Rather than struggle with young Roma, teachers transfer them to special schools.
That is the situation in one quarter of Czech schools. Teachers often resist working with problematic children, whether it be handicapped children or Romani children. Kids in schools are still divided into categories “white and healthy” and the “other”.
Ideal class – white children only
This is what an extensive survey of GAC agency and People in need shows. The survey conducted by People in need is based on more than 500 hours of interviews in 104 schools in eight regions of the country. It focuses on areas with high Roma population. People in need were talking to children, parents, teachers and assistants.
“Schools and their teachers still do not approach children with certain disadvantage equally,” said Zdeněk Svoboda from People in need.
The survey shows that even though some schools are trying to work with Romani children, others still attempt to limit the number of children that might require greater attention and care. Children with physical or mental handicap, foreigners and mostly Roma are looking for a place at a normal school with difficulties.
High numbers of pupils in classes also force the schools to introduce limitations. Due to that it is impossible to offer sufficient attention to those children who need it.
“Approximately one third of the schools is suitable to accept a wide range of pupils with special education needs. We have recorded a tendency to eliminate children requiring special care or those who are difficult to manage,” Svoboda said.
Third of Roma children do not attend normal school
Older the pupils and higher the grade, the fewer the Roma children in classrooms. “The chance of a Roma child to remain in the class, which it started to attend is 50%,” GAC study reports.
Young Roma leave their classmates mainly in the third and the fifth grade. Many parents therefore choose to sign their children up for a special school starightaway. Two Romani girls and three Romani boys out of 10 leave normal schools. One third of them thus attends other than normal schools.

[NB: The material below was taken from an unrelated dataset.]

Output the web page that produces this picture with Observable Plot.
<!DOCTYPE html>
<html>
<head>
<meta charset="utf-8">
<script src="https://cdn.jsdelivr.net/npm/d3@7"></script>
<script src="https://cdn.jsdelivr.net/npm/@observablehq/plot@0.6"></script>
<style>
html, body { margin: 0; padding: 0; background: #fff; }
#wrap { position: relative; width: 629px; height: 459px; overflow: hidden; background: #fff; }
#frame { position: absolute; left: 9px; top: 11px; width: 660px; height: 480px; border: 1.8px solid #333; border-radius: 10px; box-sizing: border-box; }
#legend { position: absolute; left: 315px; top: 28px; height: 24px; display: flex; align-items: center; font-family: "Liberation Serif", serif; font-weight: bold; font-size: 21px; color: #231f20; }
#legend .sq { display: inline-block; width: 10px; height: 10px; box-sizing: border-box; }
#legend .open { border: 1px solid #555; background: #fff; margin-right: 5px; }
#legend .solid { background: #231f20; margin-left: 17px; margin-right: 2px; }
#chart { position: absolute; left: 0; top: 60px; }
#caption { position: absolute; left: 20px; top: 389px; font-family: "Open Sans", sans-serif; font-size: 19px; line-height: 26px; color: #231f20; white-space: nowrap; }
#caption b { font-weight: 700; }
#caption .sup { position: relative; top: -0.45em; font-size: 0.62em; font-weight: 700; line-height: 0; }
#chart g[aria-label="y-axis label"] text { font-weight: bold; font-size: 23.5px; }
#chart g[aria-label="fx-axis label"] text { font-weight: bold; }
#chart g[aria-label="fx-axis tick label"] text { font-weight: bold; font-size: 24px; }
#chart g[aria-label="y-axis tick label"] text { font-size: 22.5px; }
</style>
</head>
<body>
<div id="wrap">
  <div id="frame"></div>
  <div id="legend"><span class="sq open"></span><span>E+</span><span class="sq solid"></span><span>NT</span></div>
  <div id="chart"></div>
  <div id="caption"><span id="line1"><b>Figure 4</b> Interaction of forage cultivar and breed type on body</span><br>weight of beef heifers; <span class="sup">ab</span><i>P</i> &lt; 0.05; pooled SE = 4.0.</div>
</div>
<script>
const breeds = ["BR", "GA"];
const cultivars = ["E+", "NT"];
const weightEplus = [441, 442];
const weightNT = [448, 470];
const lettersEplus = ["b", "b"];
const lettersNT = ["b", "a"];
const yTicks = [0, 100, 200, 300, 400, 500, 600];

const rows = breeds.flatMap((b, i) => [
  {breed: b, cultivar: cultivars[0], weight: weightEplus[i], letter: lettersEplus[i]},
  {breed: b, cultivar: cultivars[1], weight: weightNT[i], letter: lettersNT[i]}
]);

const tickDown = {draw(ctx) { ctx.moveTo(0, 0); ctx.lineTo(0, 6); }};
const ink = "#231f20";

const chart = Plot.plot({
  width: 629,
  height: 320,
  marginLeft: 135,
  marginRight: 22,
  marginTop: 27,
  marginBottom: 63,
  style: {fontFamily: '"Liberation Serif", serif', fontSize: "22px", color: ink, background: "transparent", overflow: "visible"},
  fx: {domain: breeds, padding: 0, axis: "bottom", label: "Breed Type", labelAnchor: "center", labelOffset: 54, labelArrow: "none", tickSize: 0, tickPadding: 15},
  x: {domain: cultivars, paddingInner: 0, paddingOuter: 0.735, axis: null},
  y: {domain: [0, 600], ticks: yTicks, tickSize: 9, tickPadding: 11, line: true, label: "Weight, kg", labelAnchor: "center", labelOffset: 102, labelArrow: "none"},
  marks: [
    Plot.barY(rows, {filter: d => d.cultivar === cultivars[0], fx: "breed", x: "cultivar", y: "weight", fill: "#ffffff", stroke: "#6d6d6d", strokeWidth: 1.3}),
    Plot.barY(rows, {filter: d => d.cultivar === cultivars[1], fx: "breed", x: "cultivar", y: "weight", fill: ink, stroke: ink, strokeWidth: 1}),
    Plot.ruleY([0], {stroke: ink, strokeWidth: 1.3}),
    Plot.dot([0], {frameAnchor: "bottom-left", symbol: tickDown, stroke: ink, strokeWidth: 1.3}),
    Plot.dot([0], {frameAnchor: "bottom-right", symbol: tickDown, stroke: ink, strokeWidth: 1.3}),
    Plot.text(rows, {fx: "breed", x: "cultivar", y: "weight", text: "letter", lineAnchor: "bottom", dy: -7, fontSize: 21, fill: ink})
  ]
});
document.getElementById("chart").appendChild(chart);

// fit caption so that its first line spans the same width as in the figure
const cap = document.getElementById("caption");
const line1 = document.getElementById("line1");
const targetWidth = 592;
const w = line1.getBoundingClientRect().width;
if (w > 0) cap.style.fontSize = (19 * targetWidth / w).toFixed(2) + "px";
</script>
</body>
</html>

They are above-average but want to be cooks
“One fifth of the Romani children that took part in the survey were deemed above-average by their teachers,” noted sociologist Ivan Gabal. Those are often children coming from Czech-speaking families with an above-average standard.

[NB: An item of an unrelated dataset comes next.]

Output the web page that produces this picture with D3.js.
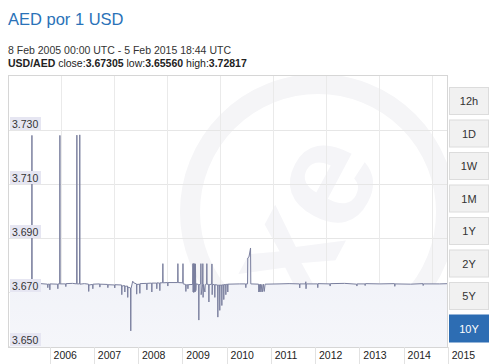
<!DOCTYPE html>
<html>
<head>
<meta charset="utf-8">
<script src="https://cdn.jsdelivr.net/npm/d3@7"></script>
<style>
  body { margin: 0; background: #fff; }
  text { font-family: "Liberation Sans", Arial, sans-serif; }
</style>
</head>
<body>
<div id="chart"></div>
<script>
var title = "AED por 1 USD";
var period = "8 Feb 2005 00:00 UTC - 5 Feb 2015 18:44 UTC";
var pair = "USD/AED";
var stats = [["close", "3.67305"], ["low", "3.65560"], ["high", "3.72817"]];

var yTicks = [3.650, 3.670, 3.690, 3.710, 3.730];
var yearLabels = ["2006", "2007", "2008", "2009", "2010", "2011", "2012", "2013", "2014", "2015"];
var rangeButtons = ["12h", "1D", "1W", "1M", "1Y", "2Y", "5Y", "10Y"];
var activeRange = "10Y";

// [date, rate]
var rateHistory = [
    ["2005-02-08", 3.6729], ["2005-04-10", 3.6728], ["2005-06-15", 3.6730],
    ["2005-08-06", 3.6729], ["2005-08-08", 3.7280], ["2005-08-10", 3.6729],
    ["2005-10-20", 3.6731], ["2005-12-15", 3.6729], ["2005-12-17", 3.6716],
    ["2005-12-19", 3.6729], ["2006-01-01", 3.6729], ["2006-01-03", 3.6708],
    ["2006-01-05", 3.6730], ["2006-03-08", 3.6729], ["2006-03-10", 3.6712],
    ["2006-03-12", 3.6730], ["2006-03-25", 3.6730], ["2006-03-27", 3.7280],
    ["2006-03-29", 3.6730], ["2006-05-13", 3.6730], ["2006-05-15", 3.6720],
    ["2006-05-17", 3.6731], ["2006-07-10", 3.6732], ["2006-08-12", 3.6730],
    ["2006-08-14", 3.7281], ["2006-08-16", 3.6730], ["2006-09-05", 3.6730],
    ["2006-09-07", 3.7282], ["2006-09-09", 3.6729], ["2006-10-15", 3.6731],
    ["2006-11-18", 3.6729], ["2006-11-20", 3.6702], ["2006-11-22", 3.6726],
    ["2006-12-22", 3.6728], ["2006-12-24", 3.6712], ["2006-12-26", 3.6729],
    ["2007-02-18", 3.6730], ["2007-02-20", 3.6718], ["2007-02-22", 3.6729],
    ["2007-04-25", 3.6728], ["2007-04-27", 3.6716], ["2007-04-29", 3.6727],
    ["2007-06-21", 3.6726], ["2007-06-23", 3.6715], ["2007-06-25", 3.6727],
    ["2007-08-18", 3.6726], ["2007-08-20", 3.6690], ["2007-08-22", 3.6722],
    ["2007-09-12", 3.6724], ["2007-09-14", 3.6700], ["2007-09-16", 3.6721],
    ["2007-10-06", 3.6722], ["2007-10-08", 3.6680], ["2007-10-10", 3.6718],
    ["2007-10-31", 3.6715], ["2007-11-02", 3.6556], ["2007-11-04", 3.6712],
    ["2007-11-18", 3.6740], ["2007-11-27", 3.6734], ["2007-12-19", 3.6730],
    ["2007-12-21", 3.6692], ["2007-12-23", 3.6728], ["2008-01-14", 3.6729],
    ["2008-01-16", 3.6695], ["2008-01-18", 3.6731], ["2008-03-12", 3.6732],
    ["2008-03-14", 3.6708], ["2008-03-16", 3.6732], ["2008-04-22", 3.6733],
    ["2008-04-24", 3.6700], ["2008-04-26", 3.6733], ["2008-06-02", 3.6733],
    ["2008-06-04", 3.6712], ["2008-06-06", 3.6734], ["2008-06-27", 3.6733],
    ["2008-06-29", 3.6705], ["2008-07-01", 3.6734], ["2008-07-22", 3.6734],
    ["2008-07-24", 3.6805], ["2008-07-26", 3.6734], ["2008-09-01", 3.6735],
    ["2008-09-03", 3.6722], ["2008-09-05", 3.6735], ["2008-11-23", 3.6735],
    ["2008-11-25", 3.6805], ["2008-11-27", 3.6735], ["2009-01-04", 3.6734],
    ["2009-01-06", 3.6805], ["2009-01-08", 3.6730], ["2009-01-28", 3.6728],
    ["2009-01-30", 3.6702], ["2009-02-01", 3.6726], ["2009-02-14", 3.6727],
    ["2009-02-16", 3.6712], ["2009-02-18", 3.6727], ["2009-03-27", 3.6728],
    ["2009-03-29", 3.6805], ["2009-03-31", 3.6700], ["2009-04-03", 3.6805],
    ["2009-04-05", 3.6698], ["2009-04-08", 3.6804], ["2009-04-10", 3.6702],
    ["2009-04-13", 3.6805], ["2009-04-16", 3.6700], ["2009-04-19", 3.6804],
    ["2009-04-22", 3.6705], ["2009-04-25", 3.6730], ["2009-05-15", 3.6728],
    ["2009-05-17", 3.6596], ["2009-05-19", 3.6727], ["2009-06-01", 3.6730],
    ["2009-06-03", 3.6805], ["2009-06-05", 3.6690], ["2009-06-17", 3.6728],
    ["2009-06-19", 3.6805], ["2009-06-21", 3.6680], ["2009-06-24", 3.6728],
    ["2009-07-06", 3.6700], ["2009-07-09", 3.6728], ["2009-07-20", 3.6729],
    ["2009-07-22", 3.6805], ["2009-07-24", 3.6729], ["2009-08-06", 3.6728],
    ["2009-08-08", 3.6663], ["2009-08-10", 3.6727], ["2009-08-31", 3.6729],
    ["2009-09-02", 3.6804], ["2009-09-04", 3.6690], ["2009-09-07", 3.6728],
    ["2009-09-24", 3.6727], ["2009-09-26", 3.6680], ["2009-09-28", 3.6727],
    ["2009-10-19", 3.6726], ["2009-10-21", 3.6607], ["2009-10-23", 3.6725],
    ["2009-11-04", 3.6726], ["2009-11-06", 3.6632], ["2009-11-08", 3.6725],
    ["2009-11-21", 3.6726], ["2009-11-23", 3.6650], ["2009-11-25", 3.6726],
    ["2009-12-07", 3.6727], ["2009-12-09", 3.6672], ["2009-12-11", 3.6727],
    ["2009-12-24", 3.6728], ["2009-12-26", 3.6690], ["2009-12-28", 3.6728],
    ["2010-01-09", 3.6729], ["2010-01-11", 3.6700], ["2010-01-13", 3.6729],
    ["2010-04-20", 3.6730], ["2010-06-07", 3.6730], ["2010-06-09", 3.6716],
    ["2010-06-11", 3.6730], ["2010-06-23", 3.6730], ["2010-06-25", 3.6826],
    ["2010-07-05", 3.6830], ["2010-07-18", 3.6863], ["2010-07-20", 3.6730],
    ["2010-09-22", 3.6729], ["2010-09-24", 3.6700], ["2010-09-28", 3.6728],
    ["2010-10-02", 3.6701], ["2010-10-07", 3.6729], ["2010-10-12", 3.6700],
    ["2010-10-19", 3.6728], ["2010-10-25", 3.6701], ["2010-11-01", 3.6729],
    ["2010-11-08", 3.6702], ["2010-11-15", 3.6729], ["2011-03-10", 3.6730],
    ["2011-06-01", 3.6731], ["2011-08-26", 3.6730], ["2011-08-28", 3.6715],
    ["2011-08-30", 3.6730], ["2011-10-15", 3.6730], ["2011-10-17", 3.6738],
    ["2011-10-19", 3.6712], ["2011-10-21", 3.6730], ["2012-01-22", 3.6730],
    ["2012-01-24", 3.6716], ["2012-01-26", 3.6731], ["2012-05-03", 3.6730],
    ["2012-05-05", 3.6722], ["2012-05-07", 3.6731], ["2012-09-01", 3.6732],
    ["2012-12-10", 3.6729], ["2012-12-12", 3.6722], ["2012-12-14", 3.6730],
    ["2013-02-16", 3.6730], ["2013-02-18", 3.6724], ["2013-02-20", 3.6731],
    ["2013-06-19", 3.6730], ["2013-10-19", 3.6731], ["2013-10-21", 3.6721],
    ["2013-10-23", 3.6730], ["2014-03-01", 3.6729], ["2014-06-10", 3.6731],
    ["2014-06-12", 3.6724], ["2014-06-14", 3.6730], ["2014-10-27", 3.6730],
    ["2015-01-10", 3.6731], ["2015-02-05", 3.67305]
];

var W = 499, H = 364;
var plot = { left: 8, right: 447, top: 75, bottom: 347 };

var svg = d3.select("#chart").append("svg")
    .attr("width", W).attr("height", H);

var parse = d3.utcParse("%Y-%m-%d");
var data = rateHistory.map(function(d) { return { date: parse(d[0]), value: d[1] }; });

var x = d3.scaleUtc()
    .domain([parse("2005-02-08"), parse("2015-02-05")])
    .range([10, 452]);
var y = d3.scaleLinear()
    .domain([3.65, 3.73])
    .range([346, 130]);

// header
svg.append("text").attr("x", 8).attr("y", 25)
    .style("font-size", "16.5px").style("fill", "#2a72b8")
    .text(title);
svg.append("text").attr("x", 8).attr("y", 54)
    .style("font-size", "10.5px").style("fill", "#333")
    .text(period);
var info = svg.append("text").attr("x", 8).attr("y", 67)
    .style("font-size", "10.5px").style("fill", "#222");
info.append("tspan").style("font-weight", "bold").text(pair);
stats.forEach(function(s) {
    info.append("tspan").text(" " + s[0] + ":");
    info.append("tspan").style("font-weight", "bold").text(s[1]);
});

var defs = svg.append("defs");
defs.append("clipPath").attr("id", "plotclip").append("rect")
    .attr("x", plot.left).attr("y", plot.top)
    .attr("width", plot.right - plot.left).attr("height", plot.bottom - plot.top);
var grad = defs.append("linearGradient").attr("id", "fillgrad")
    .attr("x1", 0).attr("y1", 0).attr("x2", 0).attr("y2", 1);
grad.append("stop").attr("offset", "0%").attr("stop-color", "#eaecf5");
grad.append("stop").attr("offset", "100%").attr("stop-color", "#f5f6fa");

var g = svg.append("g").attr("clip-path", "url(#plotclip)");

// watermark
g.append("circle").attr("cx", 318).attr("cy", 212).attr("r", 128)
    .attr("fill", "none").attr("stroke", "#f5f5f7").attr("stroke-width", 20);
g.append("text")
    .attr("transform", "translate(300,215) rotate(-62)")
    .attr("text-anchor", "middle").attr("dy", "0.35em")
    .style("font-size", "150px").style("font-weight", "bold")
    .style("fill", "#f5f5f8")
    .text("xe");

// grid
g.selectAll(".hgrid").data(yTicks).enter().append("line")
    .attr("x1", plot.left).attr("x2", plot.right)
    .attr("y1", function(d) { return Math.round(y(d)) + 0.5; })
    .attr("y2", function(d) { return Math.round(y(d)) + 0.5; })
    .attr("stroke", "#e6e6e6");
g.selectAll(".vgrid").data(d3.range(61, plot.right, 53)).enter().append("line")
    .attr("x1", function(d) { return d + 0.5; }).attr("x2", function(d) { return d + 0.5; })
    .attr("y1", plot.top).attr("y2", plot.bottom)
    .attr("stroke", "#eaeaea");

// area + line
var area = d3.area()
    .x(function(d) { return x(d.date); })
    .y0(plot.bottom)
    .y1(function(d) { return y(d.value); });
var line = d3.line()
    .x(function(d) { return x(d.date); })
    .y(function(d) { return y(d.value); });

g.append("path").datum(data).attr("d", area).attr("fill", "url(#fillgrad)");
g.append("path").datum(data).attr("d", line)
    .attr("fill", "none").attr("stroke", "#7a7f9e").attr("stroke-width", 1);

// borders
svg.append("rect")
    .attr("x", plot.left + 0.5).attr("y", plot.top + 0.5)
    .attr("width", plot.right - plot.left).attr("height", plot.bottom - plot.top)
    .attr("fill", "none").attr("stroke", "#d6d6d6");

// y labels
var yl = svg.selectAll(".ylab").data(yTicks).enter().append("g")
    .attr("transform", function(d) { return "translate(10," + Math.round(y(d)) + ")"; });
yl.append("rect").attr("x", 0).attr("y", -13).attr("width", 31).attr("height", 13)
    .attr("fill", "#e6e6f2");
yl.append("text").attr("x", 2).attr("y", -2.5)
    .style("font-size", "10.5px").style("fill", "#333")
    .text(function(d) { return d3.format(".3f")(d); });

// x axis labels
var years = yearLabels.map(function(s) { return { label: s, date: parse(s + "-01-01") }; });
svg.selectAll(".xtick").data(years).enter().append("line")
    .attr("x1", function(d) { return Math.round(x(d.date)) + 0.5; })
    .attr("x2", function(d) { return Math.round(x(d.date)) + 0.5; })
    .attr("y1", plot.bottom).attr("y2", H)
    .attr("stroke", "#e2e2e2");
svg.selectAll(".xlab").data(years).enter().append("text")
    .attr("x", function(d) { return x(d.date) + 4; })
    .attr("y", 359)
    .style("font-size", "10.5px").style("fill", "#222")
    .text(function(d) { return d.label; });

// range buttons
var btn = svg.selectAll(".btn").data(rangeButtons).enter().append("g")
    .attr("transform", function(d, i) { return "translate(449," + (87 + i * 32.5) + ")"; });
btn.append("rect").attr("x", 0.5).attr("y", 0.5).attr("width", 39).attr("height", 27)
    .attr("fill", function(d) { return d === activeRange ? "#2d6db3" : "#f1f1f1"; })
    .attr("stroke", function(d) { return d === activeRange ? "#2d6db3" : "#dcdcdc"; });
btn.append("text").attr("x", 20).attr("y", 18)
    .attr("text-anchor", "middle")
    .style("font-size", "11px")
    .style("fill", function(d) { return d === activeRange ? "#fff" : "#333"; })
    .text(function(d) { return d; });
</script>
</body>
</html>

Almost none of them, however, want to be a doctor or a lawyer. When the sociologists asked the children about their future plans, most kids wanted to become a cook. “That is the profession they are exposed to most in their environment,” Gabal said.
Only 20% of Roma children named a profession requiring a high school education and only 8% would like to study at a university.

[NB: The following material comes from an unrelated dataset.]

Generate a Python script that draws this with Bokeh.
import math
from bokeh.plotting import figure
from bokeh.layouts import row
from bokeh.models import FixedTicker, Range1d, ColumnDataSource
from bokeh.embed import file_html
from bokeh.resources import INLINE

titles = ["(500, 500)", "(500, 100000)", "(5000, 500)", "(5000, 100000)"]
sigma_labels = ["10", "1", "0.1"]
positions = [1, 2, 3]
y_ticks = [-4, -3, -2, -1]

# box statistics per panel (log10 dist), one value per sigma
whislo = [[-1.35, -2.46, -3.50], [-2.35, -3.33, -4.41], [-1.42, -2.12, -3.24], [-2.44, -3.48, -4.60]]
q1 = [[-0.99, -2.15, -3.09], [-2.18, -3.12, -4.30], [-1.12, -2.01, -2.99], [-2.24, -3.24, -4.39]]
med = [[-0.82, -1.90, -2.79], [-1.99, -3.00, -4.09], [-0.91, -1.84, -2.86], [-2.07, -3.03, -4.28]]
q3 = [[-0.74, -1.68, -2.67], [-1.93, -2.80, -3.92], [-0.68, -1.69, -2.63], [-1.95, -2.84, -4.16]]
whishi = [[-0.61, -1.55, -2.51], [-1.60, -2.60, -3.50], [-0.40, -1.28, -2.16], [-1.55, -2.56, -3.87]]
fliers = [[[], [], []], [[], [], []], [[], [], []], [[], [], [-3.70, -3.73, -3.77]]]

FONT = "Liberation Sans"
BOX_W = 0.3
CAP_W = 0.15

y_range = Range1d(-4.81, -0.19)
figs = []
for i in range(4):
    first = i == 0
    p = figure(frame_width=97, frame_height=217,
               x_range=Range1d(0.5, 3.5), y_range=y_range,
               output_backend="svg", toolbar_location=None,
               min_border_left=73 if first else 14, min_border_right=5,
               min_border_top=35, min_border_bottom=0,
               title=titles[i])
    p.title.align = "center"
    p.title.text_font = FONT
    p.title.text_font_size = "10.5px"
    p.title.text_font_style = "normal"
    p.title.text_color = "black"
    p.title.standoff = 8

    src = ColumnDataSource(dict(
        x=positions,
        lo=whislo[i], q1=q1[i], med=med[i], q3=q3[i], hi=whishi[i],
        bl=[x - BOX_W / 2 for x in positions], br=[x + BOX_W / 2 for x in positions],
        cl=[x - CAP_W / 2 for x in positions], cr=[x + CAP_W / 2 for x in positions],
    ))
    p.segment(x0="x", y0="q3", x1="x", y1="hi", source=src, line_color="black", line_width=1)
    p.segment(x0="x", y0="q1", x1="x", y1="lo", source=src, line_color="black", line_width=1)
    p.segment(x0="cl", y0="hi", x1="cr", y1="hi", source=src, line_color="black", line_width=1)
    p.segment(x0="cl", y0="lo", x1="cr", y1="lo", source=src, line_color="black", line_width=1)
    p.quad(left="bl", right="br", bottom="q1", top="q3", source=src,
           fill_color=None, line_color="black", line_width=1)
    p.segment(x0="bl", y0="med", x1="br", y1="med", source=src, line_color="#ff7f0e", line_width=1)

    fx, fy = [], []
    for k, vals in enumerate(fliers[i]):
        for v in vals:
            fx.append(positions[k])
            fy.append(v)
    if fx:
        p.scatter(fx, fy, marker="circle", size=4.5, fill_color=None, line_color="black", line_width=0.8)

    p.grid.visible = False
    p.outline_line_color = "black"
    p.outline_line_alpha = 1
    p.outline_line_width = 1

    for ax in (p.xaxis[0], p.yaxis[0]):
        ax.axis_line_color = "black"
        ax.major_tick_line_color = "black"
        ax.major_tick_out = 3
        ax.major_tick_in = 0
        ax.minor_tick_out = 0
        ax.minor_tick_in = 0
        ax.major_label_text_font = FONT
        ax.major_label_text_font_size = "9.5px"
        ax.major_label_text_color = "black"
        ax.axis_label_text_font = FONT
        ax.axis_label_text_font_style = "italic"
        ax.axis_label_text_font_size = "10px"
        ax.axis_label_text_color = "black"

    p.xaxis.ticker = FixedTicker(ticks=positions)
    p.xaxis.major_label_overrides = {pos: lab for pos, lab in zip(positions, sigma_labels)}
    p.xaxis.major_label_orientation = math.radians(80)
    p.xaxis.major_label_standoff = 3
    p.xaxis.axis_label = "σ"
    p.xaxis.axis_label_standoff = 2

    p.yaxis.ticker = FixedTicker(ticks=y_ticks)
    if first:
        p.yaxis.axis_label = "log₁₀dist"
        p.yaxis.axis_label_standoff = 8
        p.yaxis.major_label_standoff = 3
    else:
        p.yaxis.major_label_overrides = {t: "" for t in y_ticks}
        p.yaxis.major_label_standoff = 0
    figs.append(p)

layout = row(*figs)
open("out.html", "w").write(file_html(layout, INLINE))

Ministry: it is a long-distance run
Schools do not prepare much for accepting such pupils. Only 35% of schools hire at least one special pedagogue. If there is some problem, schools tend to turn to police rather than try to cooperate with the family.
“Roma people are often perceived as lacking interest in education, being unreliable and unable to keep commitment. The surveyed see these characteristics as innate,” said Zdeněk Svoboda.
Despite all that, he does not blame only the teachers. “It requires interconnection of a number of sectors. Ministries of Education and Labour and Social Affairs should work on the change together. Different conditions should be established,” he said.
Education Minister Ondřej Liška, wants to change the situation. “I aim to create conditions that would allow to build a good school for all. That means a school, in which the teachers would be offered good conditions for their work and where the children would get good education without any regard to their ethnic origins,” he said.